Lawan stated this yesterday, in his remarks moments after the upper chamber considered a bill to enact the Public-Private Partnership Regulatory Commission Bill 2021.
The bill which scaled second reading during plenary was sponsored by Senator Muhammad Adamu Aliero (APC, Kebbi Central).
According to the Senate President, the provision of a safe environment which allows ease of doing business would encourage public-private partnerships needed to drive investments and develop the various sectors of the economy.
He, therefore, called on the executive to ensure that the Public-Private Partnership Regulatory Commission bill, is assented into law when eventually passed by the National Assembly.
A statetement quoted Lawan to have added, “Let me say that our country at this point and, indeed, at any point, should embark on public private partnership to ensure that we free our scarce resources for social development, particularly education and health, and similar sub-sectors.
“I believe that at this point in our history, with very limited resources, we need to encourage the private sector to participate in the development of infrastructure in our country.
“[And] of course, this is the practice, but one thing is clear, that we have to provide a convenient and safe environment for the public and private sector to be convinced that their investments would provide the kind of return that they aspire to get, and that there’s the legal framework to protect their investments.
“No matter how hard we wish to encourage the private sector to participate in our economy, if the investments do not appear to be fully protected, or they feel unsafe, we will be disappointed.
“So, I believe that this is a very important bill.

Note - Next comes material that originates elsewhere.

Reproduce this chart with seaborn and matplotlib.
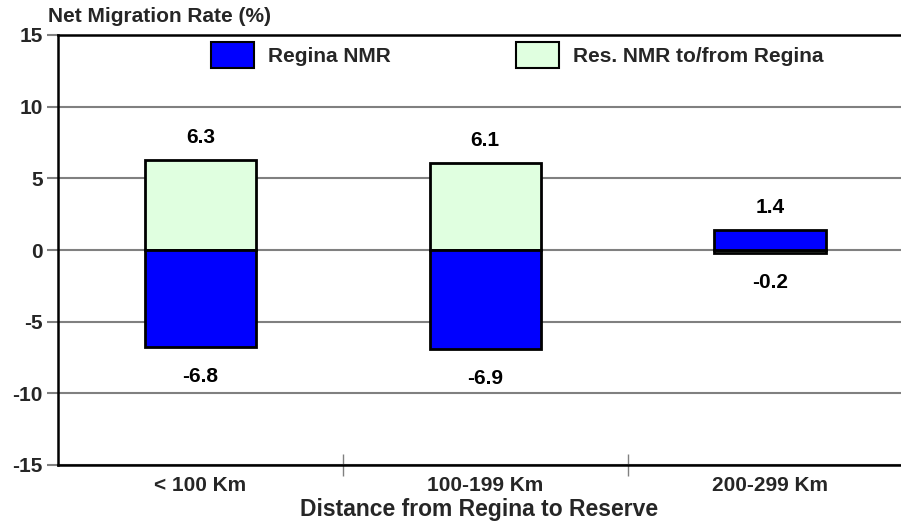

And it is for us in government – both the executive and the legislature – particularly the two arms government, to work hard to provide the kind of climate of ease of doing business, security and safety to promote and protect private sector investments in our country.
“I believe that Nigeria has the kind of population that will encourage any private sector investment to come.
“What may be a setback at the moment, is the security challenge that we face, but thank God we are doing well and would continue to do so, but this is one bill that all of us in the legislature and executive arm of government would like to see become a law that will also be fully implemented for the benefit of our country.”
Senator Aliero, in his lead debate on the Public-Private Partnership Regulatory Commission Bill 2021, said the piece of legislation seeks to repeal the Infrastructure Concession Regulatory Commission (Establishment) Act 2005 and enact the Public Private Partnership Regulatory Commission Bill 2021.